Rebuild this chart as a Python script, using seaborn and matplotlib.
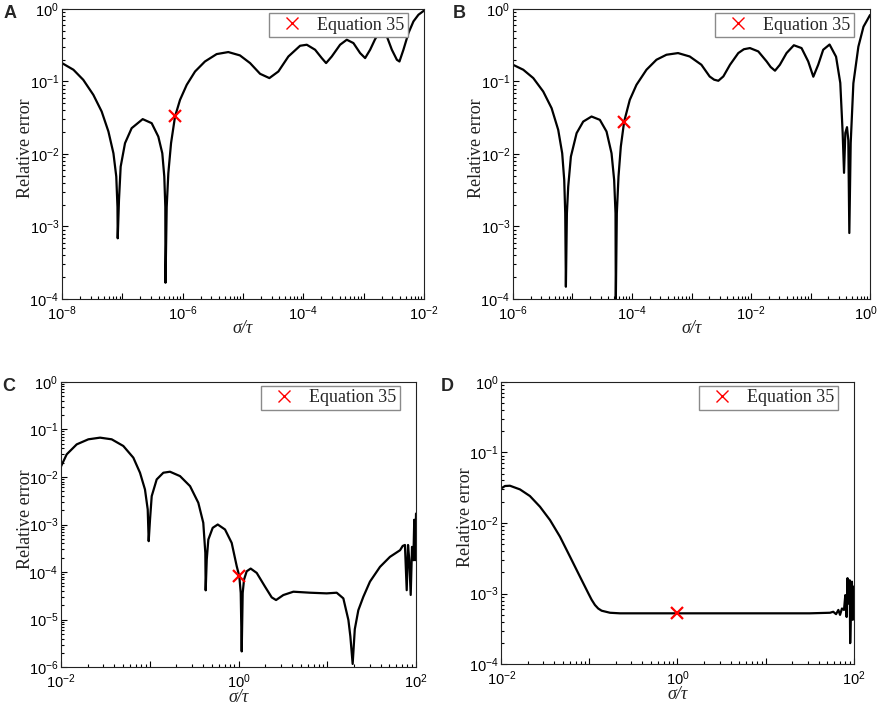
import numpy as np
import matplotlib
matplotlib.use("Agg")
import matplotlib.pyplot as plt
import matplotlib.ticker as mticker
import matplotlib.transforms as mtransforms
import seaborn as sns
import pandas as pd

# values, kept as log10(sigma/tau) and log10(relative error)
a_logx = [-8.0, -7.81, -7.647, -7.48, -7.342, -7.23, -7.147, -7.1, -7.08, -7.076,
          -7.055, -7.027, -6.955, -6.845, -6.662, -6.513, -6.403, -6.337, -6.304, -6.287,
          -6.284, -6.264, -6.237, -6.192, -6.126, -6.043, -5.932, -5.794, -5.63, -5.436,
          -5.243, -5.05, -4.882, -4.716, -4.562, -4.413, -4.247, -4.053, -3.942, -3.804,
          -3.694, -3.622, -3.528, -3.39, -3.279, -3.169, -3.058, -2.975, -2.892, -2.809,
          -2.726, -2.615, -2.532, -2.449, -2.406, -2.34, -2.257, -2.174, -2.091, -2.0]
a_logy = [-0.746, -0.838, -0.977, -1.184, -1.414, -1.69, -1.99, -2.31, -2.73, -3.163,
          -2.634, -2.174, -1.851, -1.644, -1.519, -1.575, -1.76, -1.99, -2.31, -2.73,
          -3.776, -2.73, -2.265, -1.851, -1.483, -1.253, -1.046, -0.862, -0.724, -0.622,
          -0.594, -0.640, -0.746, -0.894, -0.953, -0.862, -0.655, -0.507, -0.493, -0.562,
          -0.677, -0.746, -0.655, -0.493, -0.424, -0.470, -0.608, -0.677, -0.562, -0.415,
          -0.309, -0.378, -0.562, -0.700, -0.724, -0.562, -0.332, -0.171, -0.079, -0.023]

b_logx = [-6.0, -5.827, -5.659, -5.492, -5.351, -5.24, -5.173, -5.139, -5.122, -5.111,
          -5.094, -5.072, -5.027, -4.931, -4.82, -4.68, -4.54, -4.428, -4.344, -4.3,
          -4.277, -4.272, -4.255, -4.227, -4.188, -4.132, -4.037, -3.925, -3.757, -3.589,
          -3.421, -3.226, -3.03, -2.834, -2.695, -2.62, -2.549, -2.465, -2.353, -2.214,
          -2.12, -2.018, -1.878, -1.738, -1.67, -1.597, -1.515, -1.403, -1.28, -1.151,
          -1.039, -0.953, -0.871, -0.787, -0.68, -0.571, -0.50, -0.46, -0.437, -0.415,
          -0.387, -0.365, -0.348, -0.325, -0.28, -0.196, -0.11, 0.0]
b_logy = [-0.769, -0.838, -0.953, -1.138, -1.368, -1.667, -1.99, -2.358, -2.818, -3.831,
          -2.818, -2.45, -2.036, -1.713, -1.553, -1.483, -1.529, -1.69, -1.99, -2.358,
          -2.818, -4.015, -2.818, -2.312, -1.898, -1.553, -1.253, -1.046, -0.838, -0.700,
          -0.631, -0.608, -0.655, -0.769, -0.931, -0.975, -0.990, -0.930, -0.769, -0.608,
          -0.555, -0.539, -0.585, -0.723, -0.800, -0.851, -0.769, -0.608, -0.500, -0.539,
          -0.723, -0.934, -0.769, -0.562, -0.490, -0.658, -1.02, -1.71, -2.26, -1.71,
          -1.63, -1.81, -3.09, -1.85, -1.025, -0.52, -0.244, -0.083]

c_logx = [-2.0, -1.936, -1.823, -1.692, -1.56, -1.429, -1.298, -1.185, -1.11, -1.054,
          -1.023, -1.012, -0.997, -0.978, -0.922, -0.847, -0.772, -0.659, -0.546, -0.453,
          -0.397, -0.374, -0.37, -0.358, -0.34, -0.291, -0.234, -0.152, -0.077, -0.02,
          0.009, 0.025, 0.036, 0.047, 0.062, 0.092, 0.137, 0.205, 0.299, 0.374,
          0.423, 0.505, 0.618, 0.806, 0.993, 1.106, 1.181, 1.238, 1.26, 1.286,
          1.31, 1.35, 1.406, 1.481, 1.594, 1.706, 1.82, 1.85, 1.875, 1.895,
          1.91, 1.924, 1.94, 1.955, 1.97, 1.98, 1.99, 2.0]
c_logy = [-1.78, -1.526, -1.316, -1.21, -1.175, -1.21, -1.35, -1.596, -1.912, -2.263,
          -2.684, -3.35, -2.895, -2.404, -2.053, -1.912, -1.891, -1.983, -2.194, -2.543,
          -2.964, -3.596, -4.383, -3.737, -3.316, -3.07, -3.0, -3.105, -3.386, -3.878,
          -4.088, -4.438, -5.667, -4.438, -4.158, -3.983, -3.926, -4.017, -4.307, -4.531,
          -4.587, -4.482, -4.412, -4.433, -4.447, -4.433, -4.552, -5.007, -5.35, -5.93,
          -5.2, -4.8, -4.52, -4.2, -3.89, -3.68, -3.54, -3.45, -3.43, -4.38,
          -3.43, -3.75, -4.48, -3.47, -3.75, -2.9, -3.75, -2.77]

d_logx = [-2.0, -1.958, -1.902, -1.788, -1.675, -1.561, -1.447, -1.334, -1.22, -1.107,
          -1.012, -0.975, -0.937, -0.9, -0.861, -0.766, -0.653, -0.3, 0.5, 1.0,
          1.5, 1.731, 1.768, 1.80, 1.826, 1.845, 1.867, 1.89, 1.905, 1.92,
          1.93, 1.94, 1.955, 1.96, 1.973, 1.98, 1.99, 2.0]
d_logy = [-1.509, -1.476, -1.472, -1.524, -1.618, -1.769, -1.958, -2.193, -2.476, -2.759,
          -2.995, -3.085, -3.160, -3.21, -3.241, -3.270, -3.278, -3.278, -3.278, -3.278,
          -3.278, -3.27, -3.256, -3.29, -3.23, -3.30, -3.21, -3.23, -3.02, -3.33,
          -2.78, -3.14, -2.81, -3.70, -2.97, -2.83, -3.37, -2.90]

# "Equation 35" points (sigma/tau, relative error)
eq35_a = (7.5e-7, 0.033)
eq35_b = (7.4e-5, 0.028)
eq35_c = (1.0, 8.2e-5)
eq35_d = (1.0, 5.3e-4)

panels = [
    # letter, logx, logy, eq35, xlim exponents, ylim exponents, axes rect, xlabel y
    ("A", a_logx, a_logy, eq35_a, (-8, -2), (-4, 0), [0.0705, 0.5747, 0.4118, 0.4125], -0.072),
    ("B", b_logx, b_logy, eq35_b, (-6, 0), (-4, 0), [0.5836, 0.5747, 0.4062, 0.4125], -0.072),
    ("C", c_logx, c_logy, eq35_c, (-2, 2), (-6, 0), [0.0694, 0.0508, 0.4039, 0.4062], -0.077),
    ("D", d_logx, d_logy, eq35_d, (-2, 2), (-4, 0), [0.5703, 0.0550, 0.4009, 0.4020], -0.077),
]

sns.set_style("ticks")
plt.rcParams['font.family'] = ['Liberation Sans', 'DejaVu Sans']
plt.rcParams['mathtext.fontset'] = 'custom'
plt.rcParams['mathtext.rm'] = 'Liberation Sans'
plt.rcParams['mathtext.it'] = 'Liberation Sans:italic'
plt.rcParams['axes.unicode_minus'] = False

serif = ['Liberation Serif', 'DejaVu Serif']


def dec_formatter(step):
    def fmt(v, pos):
        e = int(round(np.log10(v)))
        if e % step != 0:
            return ''
        return r'$\mathregular{10^{%d}}$' % e
    return mticker.FuncFormatter(fmt)


fig = plt.figure(figsize=(8.79, 7.03), dpi=100)

for letter, lx, ly, eq, xl, yl, rect, xlab_y in panels:
    ax = fig.add_axes(rect)
    df = pd.DataFrame({'x': 10 ** np.array(lx), 'y': 10 ** np.array(ly)})
    sns.lineplot(data=df, x='x', y='y', ax=ax, color='black', linewidth=1.6,
                 estimator=None, sort=False)
    ax.plot([eq[0]], [eq[1]], linestyle='none', marker='x', color='red',
            markersize=8.5, markeredgewidth=1.6, label='Equation 35')

    ax.set_xscale('log')
    ax.set_yscale('log')
    ax.set_xlim(10.0 ** xl[0], 10.0 ** xl[1])
    ax.set_ylim(10.0 ** yl[0], 10.0 ** yl[1])

    ax.xaxis.set_major_locator(mticker.FixedLocator([10.0 ** e for e in range(xl[0], xl[1] + 1)]))
    ax.yaxis.set_major_locator(mticker.FixedLocator([10.0 ** e for e in range(yl[0], yl[1] + 1)]))
    ax.xaxis.set_minor_locator(mticker.LogLocator(base=10, subs=np.arange(2, 10), numticks=100))
    ax.yaxis.set_minor_locator(mticker.LogLocator(base=10, subs=np.arange(2, 10), numticks=100))
    ax.xaxis.set_major_formatter(dec_formatter(2))
    ax.yaxis.set_major_formatter(dec_formatter(1))
    ax.xaxis.set_minor_formatter(mticker.NullFormatter())
    ax.yaxis.set_minor_formatter(mticker.NullFormatter())

    ax.tick_params(which='both', direction='in', top=False, right=False, colors='black',
                   labelsize=10.5)
    ax.tick_params(which='major', length=4.3, width=0.8)
    ax.tick_params(which='minor', length=2.2, width=0.8)
    ax.tick_params(axis='x', pad=4)
    ax.tick_params(axis='y', pad=2)
    for s in ax.spines.values():
        s.set_linewidth(0.8)
        s.set_color('#222222')

    # last x label of B sits at the figure edge, nudge it left a bit
    if letter == 'B':
        last = ax.xaxis.get_major_ticks()[-1].label1
        last.set_transform(last.get_transform() +
                           mtransforms.ScaledTranslation(-4 / 100, 0, fig.dpi_scale_trans))

    ax.set_ylabel('Relative error', fontsize=13, family=serif, color='#222222')
    ax.yaxis.set_label_coords(-0.077, 0.52)
    ax.set_xlabel('σ/τ', fontsize=13, family=serif, style='italic', color='#222222')
    ax.xaxis.set_label_coords(0.5, xlab_y)

    leg = ax.legend(loc='upper right', bbox_to_anchor=(0.955, 0.986), borderaxespad=0,
                    frameon=True, fancybox=False, shadow=False, framealpha=1,
                    handlelength=2.15, handletextpad=0.32, borderpad=0.2,
                    prop={'family': serif, 'size': 13})
    leg.get_frame().set_edgecolor('#8a8a8a')
    leg.get_frame().set_linewidth(1.0)
    leg.legend_handles[0].set_markeredgewidth(1.0)

    fig.text(rect[0] - 0.0665 if letter in 'AC' else rect[0] - 0.069, rect[1] + rect[3] + 0.005,
             letter, ha='left', va='top', fontsize=13, fontweight='bold', family='Liberation Sans')

fig.savefig('out.png', dpi=100)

§ Exercise task:
Reproduce exactly the run of lines that opens the listing and closes with the line holding "-0.171, -0.079, -0.023]". Pictures are excluded.

§ Exercise answer:
Rebuild this chart as a Python script, using seaborn and matplotlib.
import numpy as np
import matplotlib
matplotlib.use("Agg")
import matplotlib.pyplot as plt
import matplotlib.ticker as mticker
import matplotlib.transforms as mtransforms
import seaborn as sns
import pandas as pd

# values, kept as log10(sigma/tau) and log10(relative error)
a_logx = [-8.0, -7.81, -7.647, -7.48, -7.342, -7.23, -7.147, -7.1, -7.08, -7.076,
          -7.055, -7.027, -6.955, -6.845, -6.662, -6.513, -6.403, -6.337, -6.304, -6.287,
          -6.284, -6.264, -6.237, -6.192, -6.126, -6.043, -5.932, -5.794, -5.63, -5.436,
          -5.243, -5.05, -4.882, -4.716, -4.562, -4.413, -4.247, -4.053, -3.942, -3.804,
          -3.694, -3.622, -3.528, -3.39, -3.279, -3.169, -3.058, -2.975, -2.892, -2.809,
          -2.726, -2.615, -2.532, -2.449, -2.406, -2.34, -2.257, -2.174, -2.091, -2.0]
a_logy = [-0.746, -0.838, -0.977, -1.184, -1.414, -1.69, -1.99, -2.31, -2.73, -3.163,
          -2.634, -2.174, -1.851, -1.644, -1.519, -1.575, -1.76, -1.99, -2.31, -2.73,
          -3.776, -2.73, -2.265, -1.851, -1.483, -1.253, -1.046, -0.862, -0.724, -0.622,
          -0.594, -0.640, -0.746, -0.894, -0.953, -0.862, -0.655, -0.507, -0.493, -0.562,
          -0.677, -0.746, -0.655, -0.493, -0.424, -0.470, -0.608, -0.677, -0.562, -0.415,
          -0.309, -0.378, -0.562, -0.700, -0.724, -0.562, -0.332, -0.171, -0.079, -0.023]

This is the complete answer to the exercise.